A Whole Lot Of Nothing
For six days we zig-zagged north from Adelaide to Alice Springs. It’s about 1,500 kilometers, but our scenic route took us over 3,000. Amid all the nothingness there’s quite a lot to see - the Flinders and McDonnell mountain ranges, the underground town of Coober Pedy, King’s Canyon, Kata Tjuta, and Uluru. But there is an awful lot of nothing.
Although there are landscapes like this in America, there is nowhere so vast and so thinly populated. Every 100 km or so we’d encounter a roadhouse, basically a service station with a bar attached, some of which boasted communities of up to 30 - yes 30 - people living around them. They have all merged into one in my mind.
In the store, three elderly ladies are run off their feet trying to serve five customers. "It’s like Grand Central Station in here," says one. It isn’t. Stuck for something to read, I browse the magazine rack. My choices are Just Trucks, Truckin’ Life, Big Rigs (which is not a porn magazine but ought to be), and Barely Legal (which is not a magazine about unroadworthy trucks but ought to be). A self-published book by a local preacher explains Australia’s contribution to the founding of Israel, which will assure her children their place in heaven. Inside Spuds - the restaurant cum bar - the truckers dine alone. They are potato-shaped men: round, tapered at one end, white where their skin is peeling, wearing shapeless t-shirts and tight shorts, cut to the groin. A notice says that five of the eleven local residents are barred from the pub for three months. Out back there is a giant wooden echidna. And everywhere there are flies, flies that have all mislaid something valuable inside your left nostril and need to find it, urgently.

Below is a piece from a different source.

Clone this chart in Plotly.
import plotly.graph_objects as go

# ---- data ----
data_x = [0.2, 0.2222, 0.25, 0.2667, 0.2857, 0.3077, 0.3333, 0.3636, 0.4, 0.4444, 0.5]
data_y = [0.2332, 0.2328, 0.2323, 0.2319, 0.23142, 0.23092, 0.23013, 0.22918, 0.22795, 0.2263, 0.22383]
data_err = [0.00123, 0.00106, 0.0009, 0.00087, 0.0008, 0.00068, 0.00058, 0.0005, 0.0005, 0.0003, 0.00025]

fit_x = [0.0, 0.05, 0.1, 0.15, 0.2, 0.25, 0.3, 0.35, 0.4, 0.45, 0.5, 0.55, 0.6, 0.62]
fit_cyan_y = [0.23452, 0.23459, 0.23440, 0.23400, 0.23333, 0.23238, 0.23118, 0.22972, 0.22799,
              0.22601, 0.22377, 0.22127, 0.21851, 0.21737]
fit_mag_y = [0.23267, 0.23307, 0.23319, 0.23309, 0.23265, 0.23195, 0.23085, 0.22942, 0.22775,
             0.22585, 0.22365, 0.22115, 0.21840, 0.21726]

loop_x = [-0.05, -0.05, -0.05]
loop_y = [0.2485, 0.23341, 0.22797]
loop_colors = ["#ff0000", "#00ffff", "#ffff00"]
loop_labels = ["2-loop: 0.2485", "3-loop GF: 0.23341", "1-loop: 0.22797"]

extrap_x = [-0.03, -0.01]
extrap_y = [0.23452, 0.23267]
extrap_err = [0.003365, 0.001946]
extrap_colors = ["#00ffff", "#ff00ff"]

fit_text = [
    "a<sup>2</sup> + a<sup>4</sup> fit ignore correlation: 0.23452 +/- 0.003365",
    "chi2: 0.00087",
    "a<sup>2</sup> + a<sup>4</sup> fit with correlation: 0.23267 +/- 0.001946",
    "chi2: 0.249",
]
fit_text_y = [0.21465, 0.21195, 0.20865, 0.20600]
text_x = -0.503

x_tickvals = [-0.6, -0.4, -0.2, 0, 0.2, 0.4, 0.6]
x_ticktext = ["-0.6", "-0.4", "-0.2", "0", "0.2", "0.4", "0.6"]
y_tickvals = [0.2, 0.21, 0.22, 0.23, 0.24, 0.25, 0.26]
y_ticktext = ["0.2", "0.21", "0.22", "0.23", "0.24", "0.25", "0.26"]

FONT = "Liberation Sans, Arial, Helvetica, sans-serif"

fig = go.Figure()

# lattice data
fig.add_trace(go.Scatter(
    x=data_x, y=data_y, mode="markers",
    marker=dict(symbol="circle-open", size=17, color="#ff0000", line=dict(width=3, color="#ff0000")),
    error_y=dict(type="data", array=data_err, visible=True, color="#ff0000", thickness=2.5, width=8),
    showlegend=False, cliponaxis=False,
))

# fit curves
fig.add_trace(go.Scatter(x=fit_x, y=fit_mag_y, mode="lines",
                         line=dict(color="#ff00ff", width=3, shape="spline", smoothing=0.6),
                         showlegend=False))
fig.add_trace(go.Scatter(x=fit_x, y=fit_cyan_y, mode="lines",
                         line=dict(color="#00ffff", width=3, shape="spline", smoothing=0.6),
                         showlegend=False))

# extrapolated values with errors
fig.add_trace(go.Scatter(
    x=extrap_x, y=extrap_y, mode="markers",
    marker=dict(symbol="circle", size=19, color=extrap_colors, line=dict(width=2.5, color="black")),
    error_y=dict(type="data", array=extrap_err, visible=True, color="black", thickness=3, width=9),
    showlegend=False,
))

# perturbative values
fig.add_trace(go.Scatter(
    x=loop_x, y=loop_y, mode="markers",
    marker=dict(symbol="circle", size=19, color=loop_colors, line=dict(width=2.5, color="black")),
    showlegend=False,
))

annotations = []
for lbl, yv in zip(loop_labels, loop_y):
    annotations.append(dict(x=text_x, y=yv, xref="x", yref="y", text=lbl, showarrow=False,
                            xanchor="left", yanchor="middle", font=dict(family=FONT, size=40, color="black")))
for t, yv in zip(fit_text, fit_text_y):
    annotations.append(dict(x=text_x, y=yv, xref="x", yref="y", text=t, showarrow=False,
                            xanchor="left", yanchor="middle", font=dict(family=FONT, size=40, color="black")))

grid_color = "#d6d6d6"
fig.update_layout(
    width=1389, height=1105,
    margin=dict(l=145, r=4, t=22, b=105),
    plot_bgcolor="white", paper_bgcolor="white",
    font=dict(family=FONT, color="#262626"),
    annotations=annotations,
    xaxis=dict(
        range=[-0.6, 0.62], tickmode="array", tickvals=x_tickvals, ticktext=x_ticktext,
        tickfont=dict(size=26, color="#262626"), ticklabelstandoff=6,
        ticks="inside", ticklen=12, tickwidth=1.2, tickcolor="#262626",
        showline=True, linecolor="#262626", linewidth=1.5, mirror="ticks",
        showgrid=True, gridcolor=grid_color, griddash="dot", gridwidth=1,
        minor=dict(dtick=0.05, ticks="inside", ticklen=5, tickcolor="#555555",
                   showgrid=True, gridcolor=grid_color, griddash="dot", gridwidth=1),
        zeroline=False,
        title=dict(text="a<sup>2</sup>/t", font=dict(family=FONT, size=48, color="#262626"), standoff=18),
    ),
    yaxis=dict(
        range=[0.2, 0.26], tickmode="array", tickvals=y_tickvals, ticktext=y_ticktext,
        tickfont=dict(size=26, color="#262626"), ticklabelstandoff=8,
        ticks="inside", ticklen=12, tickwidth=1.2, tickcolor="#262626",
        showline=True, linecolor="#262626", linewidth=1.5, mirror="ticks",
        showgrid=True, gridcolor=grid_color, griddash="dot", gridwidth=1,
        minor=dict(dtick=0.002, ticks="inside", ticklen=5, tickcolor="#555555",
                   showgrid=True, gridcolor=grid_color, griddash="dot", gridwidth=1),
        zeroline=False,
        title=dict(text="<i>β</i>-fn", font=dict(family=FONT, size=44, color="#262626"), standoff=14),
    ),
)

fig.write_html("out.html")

Australia and the U.S. have a lot in common. Britain used to transport convicts to America until the Revolution, and only then switched to Australia. Australia is roughly the same size as the lower 48. Both countries were colonized by mainly English-speaking people, starting with the east coast. But today there are fifteen times more people living in the U.S. than Australia.
In both countries, the 19th century was a period of westward exploration and expansion. Pioneers in both countries dreamed of finding an inland sea, navigable rivers, and fertile land. Those who travelled west of the Mississippi found a land of incredible bounty. Those who travelled west of New South Wales found an awful lot of this.
The iconic explorers of the American west are Lewis and Clarke: travel overland to the Pacific and back, map the American West, describe 300 new species of plants and animals.
The iconic explorers of the Australian outback are Burke and Wills: march north from Melbourne with too much equipment, abandon it as you go, leave most of your team camped in the middle of nowhere and strike out alone with no real plan, fail to reach the sea, bungle all attempts to communicate with the rest of the team, run out of food and water, and die, miserably, in the desert.
Which is not to say that there’s no life here. There’s spinifex and salt bush and gum trees. There are more species of reptile than anywhere else on earth, and dozens of birds. There are marsupial versions of mice, rats, and rabbits, and even more of their placental cousins. We saw wild emus and kangaroos, feral camels and horses, and domestic sheep. But before the Europeans arrived, the indigenous life supported an indigenous human population of only half a million, and the best technology that Europeans could bring from elsewhere has raised that to just twenty million.
Geography is (manifest) destiny.
At the Ian Potter Centre in Melbourne, there is a large collection of Australian landscape paintings. An environmental group has produced a pamphlet that uses these paintings to show how drastically European settlers have altered the landscape in 200 years, by clearing forests and introducing many new species of plants and animals. That’s very interesting, but incidentally the pamphlet also shows how people’s appreciation of the Australian landscape has changed over the same period. The first artists painted fields and gardens full of European trees and flowers, planted by homesick settlers. The bush and the gum trees show up indistinctly in the background. Later they started painting the native plants, but made the eucalypts look more graceful, like good European trees. Finally, in the middle of the last century, artists began to celebrate the great emptiness for its own sake, and so did everyone else.
The sublime is the eye of the beholder.